Враждебность, с какой был встречен «Дориан Грей», поначалу меня удивила, и, лишь издав несколько первых книг, я понял, что сделал: я бросил обывателям вызов, напав на них по всему фронту. Я высмеял их художественные претензии и социальное ханжество; я показал им лачуги бедняков и дома развращенных богачей, и я раскрыл также все лицемерие и всю спесь, таящиеся в их собственных домах. Это-то и было началом моей катастрофы; именно тогда тюрьма гостеприимно распахнула передо мной двери.
Но ирония моей судьбы в том, что я сам протянул вперед руки, давая их связать. Ведь художник – не холодный исследователь; его труд отличается от труда философа и даже журналиста тем, что личность художника вторгается в творение и определяет его суть. Обнажая язвы общества, я показывал и язвы на своем собственном теле; лицемерие и тщеславие были моими грехами, и разврат был моим развратом, и бешеная радость хулы тоже была моя.
Жена, конечно, ни о чем подобном не догадывалась, и я не мог быть рядом с ней, когда она читала мои книги; все, что она говорила, я мог истолковать как восхищение верной супруги, но я видел ее смятение. Впрямую она стала показывать, что уязвлена, лишь когда я начал писать о браке. Она призналась мне, что плакала, читая иные мои страницы на эту тему – например, об обмане, сопровождающем даже безупречное супружество, – но, ослепленный своим даром, я пропустил ее слова мимо ушей. Она отдавала безусловное предпочтение историям из «Гранатового домика», которые с небольшими изъятиями читала детям. Кажется, она даже ухитрялась извлекать из них мораль: где я видел лишь ужас, лишь хрупкость мимолетного бытия, она находила и любовь, и красоту. Очень на нее похоже.

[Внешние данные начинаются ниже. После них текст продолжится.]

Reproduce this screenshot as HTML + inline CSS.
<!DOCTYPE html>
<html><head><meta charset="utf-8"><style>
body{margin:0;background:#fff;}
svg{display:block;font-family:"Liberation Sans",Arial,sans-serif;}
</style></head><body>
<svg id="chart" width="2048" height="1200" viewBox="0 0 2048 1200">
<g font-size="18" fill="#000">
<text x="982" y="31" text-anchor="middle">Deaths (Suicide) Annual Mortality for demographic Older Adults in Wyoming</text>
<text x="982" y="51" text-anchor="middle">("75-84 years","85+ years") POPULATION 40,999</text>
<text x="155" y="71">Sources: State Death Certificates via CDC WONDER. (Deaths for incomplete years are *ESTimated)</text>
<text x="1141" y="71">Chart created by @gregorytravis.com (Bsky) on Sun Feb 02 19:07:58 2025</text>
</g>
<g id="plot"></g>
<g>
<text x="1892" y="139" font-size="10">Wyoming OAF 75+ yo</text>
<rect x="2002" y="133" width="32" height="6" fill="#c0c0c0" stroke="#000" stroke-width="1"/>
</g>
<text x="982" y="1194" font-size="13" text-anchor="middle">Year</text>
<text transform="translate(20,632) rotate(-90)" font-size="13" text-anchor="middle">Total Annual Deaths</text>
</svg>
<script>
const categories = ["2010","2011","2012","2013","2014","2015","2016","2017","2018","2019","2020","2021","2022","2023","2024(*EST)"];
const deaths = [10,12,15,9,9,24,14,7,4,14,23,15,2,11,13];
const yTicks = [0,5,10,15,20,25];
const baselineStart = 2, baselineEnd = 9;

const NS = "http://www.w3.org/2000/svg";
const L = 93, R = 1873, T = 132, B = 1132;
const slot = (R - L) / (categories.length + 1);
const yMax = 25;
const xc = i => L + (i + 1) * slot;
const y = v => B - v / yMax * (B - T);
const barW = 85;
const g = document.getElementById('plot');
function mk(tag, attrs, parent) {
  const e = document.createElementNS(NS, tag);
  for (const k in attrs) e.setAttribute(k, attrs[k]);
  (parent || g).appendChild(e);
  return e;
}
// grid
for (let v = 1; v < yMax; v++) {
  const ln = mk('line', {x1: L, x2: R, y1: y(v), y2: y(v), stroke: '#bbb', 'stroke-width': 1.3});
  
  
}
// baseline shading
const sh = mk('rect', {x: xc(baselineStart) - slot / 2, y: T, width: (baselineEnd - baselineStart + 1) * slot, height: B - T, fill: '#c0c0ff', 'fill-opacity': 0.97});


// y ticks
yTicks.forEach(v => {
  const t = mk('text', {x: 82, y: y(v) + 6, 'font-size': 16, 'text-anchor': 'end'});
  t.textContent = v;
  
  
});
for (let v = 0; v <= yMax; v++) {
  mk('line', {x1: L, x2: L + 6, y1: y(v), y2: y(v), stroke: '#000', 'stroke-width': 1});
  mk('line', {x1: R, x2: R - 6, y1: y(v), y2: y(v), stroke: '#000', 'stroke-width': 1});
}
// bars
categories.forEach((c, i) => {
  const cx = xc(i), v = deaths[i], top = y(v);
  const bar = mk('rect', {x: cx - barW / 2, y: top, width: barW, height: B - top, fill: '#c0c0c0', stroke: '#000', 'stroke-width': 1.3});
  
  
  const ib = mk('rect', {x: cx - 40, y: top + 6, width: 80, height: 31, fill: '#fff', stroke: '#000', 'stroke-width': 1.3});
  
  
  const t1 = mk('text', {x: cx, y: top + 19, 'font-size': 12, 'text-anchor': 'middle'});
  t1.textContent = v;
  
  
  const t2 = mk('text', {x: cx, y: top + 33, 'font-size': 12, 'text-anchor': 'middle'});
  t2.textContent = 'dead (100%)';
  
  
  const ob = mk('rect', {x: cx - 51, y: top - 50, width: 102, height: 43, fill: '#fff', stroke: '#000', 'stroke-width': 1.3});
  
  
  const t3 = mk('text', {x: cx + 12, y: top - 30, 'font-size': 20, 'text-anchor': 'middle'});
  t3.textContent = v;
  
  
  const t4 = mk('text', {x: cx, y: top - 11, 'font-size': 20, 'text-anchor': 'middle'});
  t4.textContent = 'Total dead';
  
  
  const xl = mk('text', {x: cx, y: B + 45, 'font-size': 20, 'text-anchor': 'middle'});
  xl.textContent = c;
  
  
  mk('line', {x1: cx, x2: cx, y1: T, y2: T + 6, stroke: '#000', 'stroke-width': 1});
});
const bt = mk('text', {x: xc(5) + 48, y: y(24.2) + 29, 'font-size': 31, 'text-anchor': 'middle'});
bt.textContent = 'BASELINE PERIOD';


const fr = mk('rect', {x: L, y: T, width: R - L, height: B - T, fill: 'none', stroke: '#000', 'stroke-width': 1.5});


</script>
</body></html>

Истории эти, однако, почти никем не были замечены. Публика, знавшая меня как автора скандальной книги, ждала либо развлечения, либо нового скандала. И я с успехом оправдывал ее ожидания: едва закончив свою первую комедию, «Веер леди Уиндермир», я принялся за «Саломею». Хотя они выдержаны в различных стилях – я не случайно написал «Саломею» по-французски, ведь мои серьезные персонажи думают именно на этом языке, – они не так уж различаются по чувству. Мне всегда хотелось, чтобы на них смотрели одинаково: обе пьесы – сверкающие позолотой творения, где актеры вместо классических масок прикрывают лица безупречными фразами. Вот и вся разница.

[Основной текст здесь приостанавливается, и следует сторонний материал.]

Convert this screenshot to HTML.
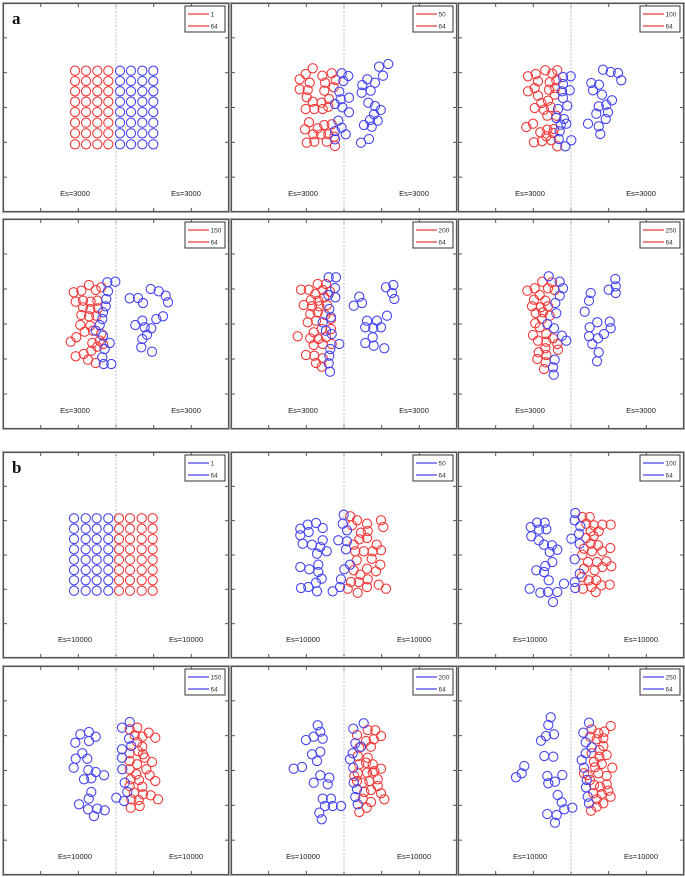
<!DOCTYPE html>
<html><head><meta charset="utf-8">
<style>
html,body{margin:0;padding:0;background:#fff;}
svg{display:block;font-family:"Liberation Sans",sans-serif;}
</style></head>
<body>
<svg id="fig" width="685" height="877" viewBox="0 0 685 877" xmlns="http://www.w3.org/2000/svg"></svg>
<script>
// ---- data (panel units: 3 units = 1 px, origin panel top-left) ----
const gridColsA = [216,249,283,316,351,384,418,451];
const gridRowsA = [203,234,265,296,327,359,391,424];
const gridColsB = [213,248,281,316,348,381,416,449];
const gridRowsB = [199,230,261,292,323,354,385,416];

const a2Red = [[245,196],[224,213],[206,229],[236,239],[206,259],[230,261],[227,283],[245,296],[224,318],[250,318],[274,218],[282,239],[280,263],[272,299],[275,318],[294,288],[302,211],[314,231],[308,253],[292,311],[234,358],[222,379],[260,376],[280,366],[302,364],[247,394],[270,394],[292,394],[227,419],[250,416],[287,416],[312,429],[310,401]];
const a2Blue = [[332,211],[352,219],[337,234],[325,266],[354,284],[329,289],[312,303],[334,313],[354,328],[322,353],[332,374],[312,384],[344,394],[312,409],[444,191],[472,183],[456,218],[409,229],[394,246],[432,239],[419,263],[392,269],[412,299],[432,309],[449,321],[429,334],[417,351],[440,353],[399,366],[422,371],[390,419],[414,408]];

const a3Red = [[210,220],[233,213],[262,202],[283,212],[298,202],[240,235],[275,238],[295,232],[230,255],[210,265],[273,260],[292,255],[240,278],[290,275],[270,293],[250,300],[230,315],[258,320],[278,312],[268,338],[295,338],[225,362],[205,372],[247,388],[268,380],[288,378],[265,400],[285,390],[228,418],[252,415],[280,412],[298,430]];
const a3Blue = [[315,222],[338,220],[315,243],[312,265],[335,262],[315,285],[328,308],[300,318],[295,345],[318,348],[308,365],[325,362],[305,385],[302,408],[340,412],[322,430],[435,200],[458,207],[480,210],[490,232],[400,240],[423,245],[405,262],[432,275],[462,292],[445,305],[422,310],[450,328],[415,332],[443,348],[390,362],[422,370],[427,393]];

const a4Red = [[212,220],[235,215],[258,198],[278,213],[295,205],[218,248],[240,245],[263,248],[283,245],[240,265],[262,270],[285,268],[235,288],[258,292],[280,290],[232,318],[262,320],[245,338],[270,335],[295,345],[220,355],[203,368],[268,372],[290,365],[265,395],[283,383],[242,405],[218,412],[255,422],[278,432],[300,375]];
const a4Blue = [[313,190],[337,188],[315,217],[310,240],[308,262],[300,280],[298,300],[290,318],[278,335],[300,350],[320,372],[305,390],[298,415],[302,435],[325,435],[380,238],[405,237],[420,252],[443,210],[467,217],[488,230],[495,250],[480,292],[460,300],[445,328],[418,305],[397,318],[425,325],[432,347],[418,360],[415,385],[447,398]];

const a5Red = [[210,212],[233,212],[260,195],[285,195],[253,225],[275,213],[297,218],[240,243],[262,245],[280,235],[218,258],[243,262],[265,262],[288,258],[238,285],[260,280],[283,288],[300,300],[230,310],[255,305],[248,340],[272,330],[300,330],[238,358],[262,360],[285,355],[200,352],[248,378],[275,375],[302,375],[225,408],[250,410],[275,418],[255,432],[272,443]];
const a5Blue = [[293,175],[315,175],[312,207],[292,228],[313,235],[295,270],[300,295],[275,310],[285,335],[302,345],[325,375],[298,390],[295,410],[293,433],[297,458],[385,233],[393,252],[368,260],[465,205],[487,198],[483,222],[490,240],[468,290],[408,305],[438,305],[403,325],[427,327],[450,325],[425,355],[403,372],[428,380],[460,388]];

const a6Red = [[208,215],[230,208],[253,188],[270,208],[290,213],[245,228],[228,242],[262,245],[222,262],[248,265],[270,262],[233,282],[255,280],[275,290],[232,313],[252,300],[245,325],[225,348],[265,345],[240,365],[265,368],[285,358],[298,375],[262,388],[242,400],[265,408],[238,420],[263,430],[258,450],[300,392],[282,190]];
const a6Blue = [[272,172],[305,188],[315,208],[305,230],[292,252],[295,283],[268,315],[288,328],[312,350],[325,365],[290,422],[285,445],[287,467],[398,222],[393,245],[380,278],[472,180],[473,202],[452,212],[473,222],[395,325],[393,352],[418,310],[438,345],[455,308],[458,328],[403,375],[420,358],[422,400],[417,427]];

const b2Blue = [[208,230],[230,218],[255,213],[275,228],[233,240],[208,250],[215,275],[243,278],[275,265],[268,285],[258,305],[287,298],[322,265],[338,188],[335,215],[348,235],[348,268],[345,292],[208,345],[235,352],[262,338],[262,360],[272,380],[255,392],[232,405],[210,408],[258,418],[305,418],[327,405],[330,382],[340,352],[357,338]];
const b2Red = [[358,193],[378,205],[363,220],[408,215],[450,205],[457,225],[390,242],[410,237],[408,258],[385,262],[368,278],[437,278],[373,298],[398,298],[425,298],[450,295],[377,325],[422,320],[448,338],[368,355],[408,350],[388,368],[435,358],[360,390],[383,390],[410,382],[350,410],[380,422],[408,405],[443,398],[465,410]];

const b3Blue = [[218,225],[237,212],[260,212],[243,233],[265,232],[220,253],[242,265],[258,278],[282,280],[275,300],[298,293],[283,330],[262,342],[235,355],[258,360],[272,385],[318,395],[215,410],[247,422],[270,420],[298,420],[285,450],[352,183],[350,205],[367,223],[340,260],[365,275],[350,322],[365,365],[350,390],[352,408],[363,245]];
const b3Red = [[373,195],[395,195],[385,215],[407,220],[433,218],[458,218],[398,238],[422,238],[385,258],[407,252],[398,275],[378,290],[402,298],[433,298],[457,288],[420,280],[373,308],[390,330],[417,330],[445,328],[460,343],[378,350],[410,355],[433,345],[372,375],[392,385],[415,385],[375,410],[400,405],[430,400],[455,398],[413,420]];

const b4Blue = [[232,205],[258,198],[278,212],[258,225],[217,230],[238,262],[218,278],[253,278],[212,305],[256,312],[278,318],[303,328],[243,340],[265,337],[265,378],[257,398],[228,415],[255,430],[283,428],[305,433],[273,450],[380,168],[357,185],[378,218],[385,240],[357,250],[357,275],[358,310],[365,350],[373,378],[340,395],[363,405]];
const b4Red = [[380,190],[403,185],[395,208],[418,212],[437,200],[457,215],[403,228],[418,242],[380,262],[405,255],[425,275],[447,288],[380,285],[402,295],[380,310],[430,310],[400,325],[383,340],[408,342],[440,328],[457,345],[380,360],[418,362],[393,380],[420,385],[443,388],[465,400],[385,400],[407,402],[383,425],[410,420],[420,265]];

const b5Blue = [[260,178],[268,197],[248,212],[275,218],[225,222],[243,265],[268,257],[258,285],[188,308],[213,303],[268,328],[295,335],[290,355],[248,350],[275,398],[300,398],[282,420],[305,420],[330,420],[265,440],[272,460],[398,172],[367,188],[373,232],[390,242],[365,262],[357,280],[367,305],[368,350],[378,370],[373,393],[380,415]];
const b5Red = [[378,207],[410,192],[433,193],[450,210],[405,225],[428,220],[385,245],[420,242],[380,270],[410,275],[385,295],[405,290],[425,295],[450,308],[380,322],[408,320],[430,315],[395,350],[415,345],[440,340],[378,345],[400,378],[420,372],[440,360],[450,382],[460,400],[395,398],[420,408],[385,438],[407,425],[370,330],[425,320]];

const b6Blue = [[278,154],[271,177],[264,210],[288,205],[249,224],[259,270],[286,272],[199,300],[191,322],[174,334],[268,330],[271,352],[291,347],[313,327],[299,387],[311,409],[319,430],[343,425],[268,444],[296,447],[291,470],[393,170],[376,200],[383,229],[383,262],[371,282],[378,305],[386,342],[384,364],[389,392],[393,412],[401,244]];
const b6Red = [[401,190],[421,202],[458,180],[439,197],[396,212],[416,220],[436,217],[436,240],[401,262],[424,272],[408,287],[431,294],[463,305],[389,327],[411,304],[396,342],[421,322],[446,330],[408,357],[426,362],[446,355],[406,382],[431,384],[451,374],[458,392],[416,400],[436,412],[399,434],[416,422],[424,252],[378,322],[446,267]];

const legendSteps = ["1","50","100","150","200","250"];
const esLabelsA = ["Es=3000","Es=3000"];
const esLabelsB = ["Es=10000","Es=10000"];

// ---- layout ----
const colX = [3,231,458];
const rowY = [3,219,452,666];
const rowH = [209,210,206,209];
const PW = 226;
const RED = "#f23a3a", BLUE = "#4646f0";
const NS = "http://www.w3.org/2000/svg";
const svg = document.getElementById('fig');

function mk(tag, attrs, parent){
  const e = document.createElementNS(NS, tag);
  for (const k in attrs) e.setAttribute(k, attrs[k]);
  (parent||svg).appendChild(e);
  return e;
}
function sx(d){ return d/3; }
function sy(d){ return d/3; }

function gridPoints(cols, rows){
  const pts=[];
  rows.forEach(r=>cols.forEach(c=>pts.push([c,r])));
  return pts;
}

const panels = [];
const gA = gridPoints(gridColsA, gridRowsA);
const gB = gridPoints(gridColsB, gridRowsB);
panels.push({r:0,c:0,series:[[gA.filter(p=>p[0]<335),RED],[gA.filter(p=>p[0]>335),BLUE]],leg:RED,step:0,es:esLabelsA,tag:"a"});
panels.push({r:0,c:1,series:[[a2Red,RED],[a2Blue,BLUE]],leg:RED,step:1,es:esLabelsA});
panels.push({r:0,c:2,series:[[a3Red,RED],[a3Blue,BLUE]],leg:RED,step:2,es:esLabelsA});
panels.push({r:1,c:0,series:[[a4Red,RED],[a4Blue,BLUE]],leg:RED,step:3,es:esLabelsA});
panels.push({r:1,c:1,series:[[a5Red,RED],[a5Blue,BLUE]],leg:RED,step:4,es:esLabelsA});
panels.push({r:1,c:2,series:[[a6Red,RED],[a6Blue,BLUE]],leg:RED,step:5,es:esLabelsA});
panels.push({r:2,c:0,series:[[gB.filter(p=>p[0]<335),BLUE],[gB.filter(p=>p[0]>335),RED]],leg:BLUE,step:0,es:esLabelsB,tag:"b"});
panels.push({r:2,c:1,series:[[b2Red,RED],[b2Blue,BLUE]],leg:BLUE,step:1,es:esLabelsB});
panels.push({r:2,c:2,series:[[b3Red,RED],[b3Blue,BLUE]],leg:BLUE,step:2,es:esLabelsB});
panels.push({r:3,c:0,series:[[b4Red,RED],[b4Blue,BLUE]],leg:BLUE,step:3,es:esLabelsB});
panels.push({r:3,c:1,series:[[b5Red,RED],[b5Blue,BLUE]],leg:BLUE,step:4,es:esLabelsB});
panels.push({r:3,c:2,series:[[b6Red,RED],[b6Blue,BLUE]],leg:BLUE,step:5,es:esLabelsB});

panels.forEach((p,i)=>{
  const x0 = colX[p.c], y0 = rowY[p.r], H = rowH[p.r];
  const g = mk('g',{transform:`translate(${x0},${y0})`});
  
  
  const fr = mk('rect',{x:-0.5,y:-0.5,width:PW+1,height:H+1,fill:'none',stroke:'#b0b0b0','stroke-width':1},g);
  
  
  const fi = mk('rect',{x:0.5,y:0.5,width:PW-1,height:H-1,fill:'#fff',stroke:'#555','stroke-width':1.2},g);
  
  
  for(let k=1;k<6;k++){
    const tx = PW*k/6, ty = H*k/6;
    [[tx,1,tx,4],[tx,H-1,tx,H-4],[1,ty,4,ty],[PW-1,ty,PW-4,ty]].forEach(l=>{
      const t = mk('line',{x1:l[0],y1:l[1],x2:l[2],y2:l[3],stroke:'#555','stroke-width':1},g);
      
      
    });
  }
  const cl = mk('line',{x1:PW/2,y1:1,x2:PW/2,y2:H-1,stroke:'#b8bcd8','stroke-width':1,'stroke-dasharray':'2,1.5'},g);
  
  
  p.series.forEach(([pts,col])=>{
    pts.forEach(pt=>{
      const c = mk('circle',{cx:sx(pt[0]).toFixed(1),cy:sy(pt[1]).toFixed(1),r:4.6,fill:'none',stroke:col,'stroke-width':1.1},g);
      
      
    });
  });
  const lg = mk('g',{},g);
  
  
  mk('rect',{x:PW-44,y:3,width:40,height:26,fill:'#fff',stroke:'#333','stroke-width':1},lg);
  [[legendSteps[p.step],11],["64",23]].forEach(([lab,yy])=>{
    const ln = mk('line',{x1:PW-41,y1:yy,x2:PW-20,y2:yy,stroke:p.leg,'stroke-width':1.3},lg);
    
    
    const tx = mk('text',{x:PW-18.5,y:yy+2.3,'font-size':6.5,fill:'#333'},lg);
    tx.textContent = lab;
    
    
  });
  [[72,p.es[0]],[183,p.es[1]]].forEach(([cx,lab],j)=>{
    const t = mk('text',{x:cx,y:H-16,'font-size':7.5,'text-anchor':'middle',fill:'#222'},g);
    t.textContent = lab;
    
    
  });
  if(p.tag){
    const t = mk('text',{x:9,y:21,'font-size':17,'font-weight':'bold','font-family':'"Liberation Serif",serif',fill:'#111'},g);
    t.textContent = p.tag;
    
    
  }
});
</script>
</body></html>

Именно пьесы мои стали для меня выражением всего ужасного в жизни и всего смешного, блестящего успеха и безрассудной страсти. Нечего удивляться, что под рукоплескания остроумию «Веера леди Уиндермир» я принялся за «Саломею» – пьесу, главными мотивами которой стали тайна и ужас. Мне хотелось раскрыть свою личность во всем ее многообразии, услышать аплодисменты как тому темному и дикому, что было в моей натуре, так и щегольской моей легкости. Я думаю, что, если бы «Саломею» не запретили и она была представлена на лондонской сцене, судьба моя сложилась бы по-другому. Я показал бы себя миру с такой полнотой, что мне больше незачем было бы вести эту двойную жизнь – жизнь греха и позора. Но меня знали только как автора остроумных комедий, и, не чувствуя себя выраженным до конца, я искал выхода своим страстям в иных сферах.

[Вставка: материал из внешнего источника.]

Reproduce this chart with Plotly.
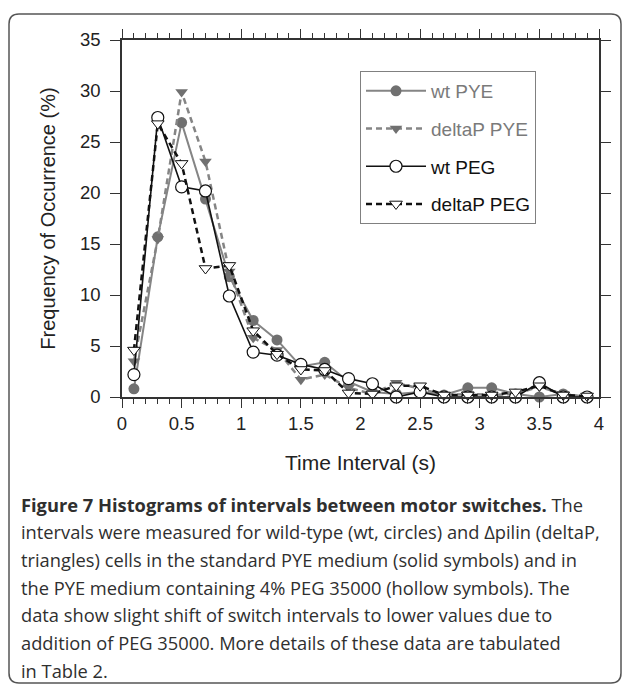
import plotly.graph_objects as go

# ---- data ----
time_s = [0.1, 0.3, 0.5, 0.7, 0.9, 1.1, 1.3, 1.5, 1.7, 1.9,
          2.1, 2.3, 2.5, 2.7, 2.9, 3.1, 3.3, 3.5, 3.7, 3.9]
wt_pye = [0.8, 15.7, 26.9, 19.4, 11.8, 7.5, 5.6, 3.0, 3.4, 1.5,
          0.5, 0.3, 0.5, 0.2, 0.9, 0.9, 0.3, 0.0, 0.3, 0.0]
deltap_pye = [3.5, 15.5, 29.9, 23.1, 12.3, 5.8, 4.6, 1.7, 2.2, 0.9,
              0.3, 1.4, 0.8, 0.2, 0.3, 0.2, 0.3, 1.0, 0.3, 0.0]
wt_peg = [2.2, 27.4, 20.6, 20.2, 9.9, 4.4, 4.1, 3.2, 2.7, 1.8,
          1.3, 0.0, 0.5, 0.0, 0.0, 0.0, 0.0, 1.4, 0.0, 0.0]
deltap_peg = [4.6, 26.8, 22.9, 12.6, 12.9, 6.5, 4.2, 2.7, 2.6, 0.4,
              0.3, 1.1, 1.1, 0.2, 0.2, 0.2, 0.5, 1.1, 0.2, 0.1]
x_ticks = [0, 0.5, 1, 1.5, 2, 2.5, 3, 3.5, 4]
y_ticks = [0, 5, 10, 15, 20, 25, 30, 35]

caption_lines = [
    "<b>Figure 7 Histograms of intervals between motor switches.</b> The",
    "intervals were measured for wild-type (wt, circles) and \u0394pilin (deltaP,",
    "triangles) cells in the standard PYE medium (solid symbols) and in",
    "the PYE medium containing 4% PEG 35000 (hollow symbols). The",
    "data show slight shift of switch intervals to lower values due to",
    "addition of PEG 35000. More details of these data are tabulated",
    "in Table 2.",
]

# ---- layout geometry (pixels) ----
W, H = 627, 684
L, R, T, B = 122, 599, 40, 397
PW, PH = R - L, B - T

def px(xp):
    return (xp - L) / PW

def py(yp):
    return (B - yp) / PH

GRAY = "#858585"
GRAY_M = "#707070"
BLACK = "#111111"

fig = go.Figure()
fig.add_trace(go.Scatter(
    x=time_s, y=wt_pye, mode="lines+markers",
    name="<span style='color:#7a7a7a'>wt PYE</span>", legendgroup="a",
    line=dict(color=GRAY, width=2),
    marker=dict(symbol="circle", size=11, color=GRAY_M),
    cliponaxis=False))
fig.add_trace(go.Scatter(
    x=time_s, y=deltap_pye, mode="lines+markers",
    name="<span style='color:#7a7a7a'>deltaP PYE</span>", legendgroup="b",
    line=dict(color=GRAY, width=2.5, dash="6px,4px"),
    marker=dict(symbol="triangle-down", size=11, color=GRAY_M),
    cliponaxis=False))
fig.add_trace(go.Scatter(
    x=time_s, y=wt_peg, mode="lines+markers",
    name="wt PEG", legendgroup="c",
    line=dict(color=BLACK, width=1.6),
    marker=dict(symbol="circle", size=12, color="white",
                line=dict(color=BLACK, width=1.2)),
    cliponaxis=False))
fig.add_trace(go.Scatter(
    x=time_s, y=deltap_peg, mode="lines+markers",
    name="deltaP PEG", legendgroup="d",
    line=dict(color=BLACK, width=2.5, dash="6px,4px"),
    marker=dict(symbol="triangle-down", size=11, color="white",
                line=dict(color=BLACK, width=1)),
    cliponaxis=False))

annotations = []
for i, line in enumerate(caption_lines):
    annotations.append(dict(
        text=line, xref="paper", yref="paper",
        x=px(20), y=py(504 + i * 27.7), xanchor="left", yanchor="middle",
        showarrow=False, align="left", borderpad=0,
        font=dict(family="Open Sans", size=18.3, color="#2f2f2f")))

# rounded border box
x0, y0, x1, y1, r = 9, 14, 621, 683, 10
path = (f"M {px(x0 + r)},{py(y0)} L {px(x1 - r)},{py(y0)} "
        f"Q {px(x1)},{py(y0)} {px(x1)},{py(y0 + r)} "
        f"L {px(x1)},{py(y1 - r)} Q {px(x1)},{py(y1)} {px(x1 - r)},{py(y1)} "
        f"L {px(x0 + r)},{py(y1)} Q {px(x0)},{py(y1)} {px(x0)},{py(y1 - r)} "
        f"L {px(x0)},{py(y0 + r)} Q {px(x0)},{py(y0)} {px(x0 + r)},{py(y0)} Z")

fig.update_layout(
    width=W, height=H,
    margin=dict(l=L, r=W - R, t=T, b=H - B, pad=0),
    paper_bgcolor="white", plot_bgcolor="white",
    font=dict(family="Liberation Sans, Arial", size=18, color="#222222"),
    showlegend=True,
    legend=dict(
        x=px(360), y=py(71), xanchor="left", yanchor="top",
        bgcolor="white", bordercolor="#808080", borderwidth=1,
        font=dict(family="Liberation Sans, Arial", size=19, color=BLACK),
        traceorder="grouped", tracegroupgap=10, itemwidth=60),
    annotations=annotations,
    shapes=[dict(type="path", path=path, xref="paper", yref="paper",
                 line=dict(color="#555555", width=1.5), layer="above")],
)

fig.update_xaxes(
    range=[0, 4], tickvals=x_ticks, ticktext=[f"{v:g}" for v in x_ticks],
    showgrid=False, zeroline=False,
    showline=True, linecolor="#333333", linewidth=1.5, mirror="ticks",
    ticks="outside", ticklen=9, tickwidth=1.2, tickcolor="#333333",
    minor=dict(dtick=0.1, ticks="outside", ticklen=5, tickwidth=1, tickcolor="#333333"),
    title=dict(text="Time Interval (s)", standoff=22, font=dict(size=21)),
    tickfont=dict(size=18.5),
)
fig.update_yaxes(
    range=[0, 35], tickvals=y_ticks,
    showgrid=False, zeroline=False,
    showline=True, linecolor="#333333", linewidth=1.5, mirror="ticks",
    ticks="outside", ticklen=10, tickwidth=1.2, tickcolor="#333333",
    ticklabelstandoff=6,
    title=dict(text="Frequency of Occurrence (%)", standoff=19, font=dict(size=20)),
    tickfont=dict(size=18.5),
)

fig.write_html(
    "out.html",
    config={"displayModeBar": False},
    post_script="document.body.style.margin='0';document.body.style.overflow='hidden';",
)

Пружиной моих комедий было, как я теперь понимаю, сознание греха, стремящегося выйти наружу, – греха столь же скорбного, как грех Федры, и столь же глупого, как грех Фальстафа. Я обратил его в мелодраму и тем самым, конечно, только придал ему еще большую серьезность: я использовал его как художественный прием, забыв о том, что, будучи художником, я теперь не смогу от него освободиться. В «Женщине, не стоящей внимания» я обыграл тему, которая одновременно притягивала меня и пугала, – отношения между юношей и зрелым мужчиной. Младшего восхищает утонченность старшего; того, в свою очередь, – красота младшего. Ничего не скажешь, знакомое положение. Но наибольшим сходством с жуткой драмой моей жизни отличается «Идеальный муж», построенный на страхе мужа перед скандалом. В пьесе возникает разоблачительное письмо; подобное письмо, доставленное двумя вымогателями наихудшего толка, появилось и в моем доме. Но комедией я недвусмысленно показал, что не боюсь шантажа. Изображая в ней гордую стойкость перед лицом угроз, я писал со всей страстью человека, убежденного в своей правоте. Разумеется, в финальной сцене я развязал все узлы, что надеялся сделать и в собственной жизни. Я считал себя таким всесильным драматургом, что жизнь, по моим представлениям, должна была подчиниться логике пьесы.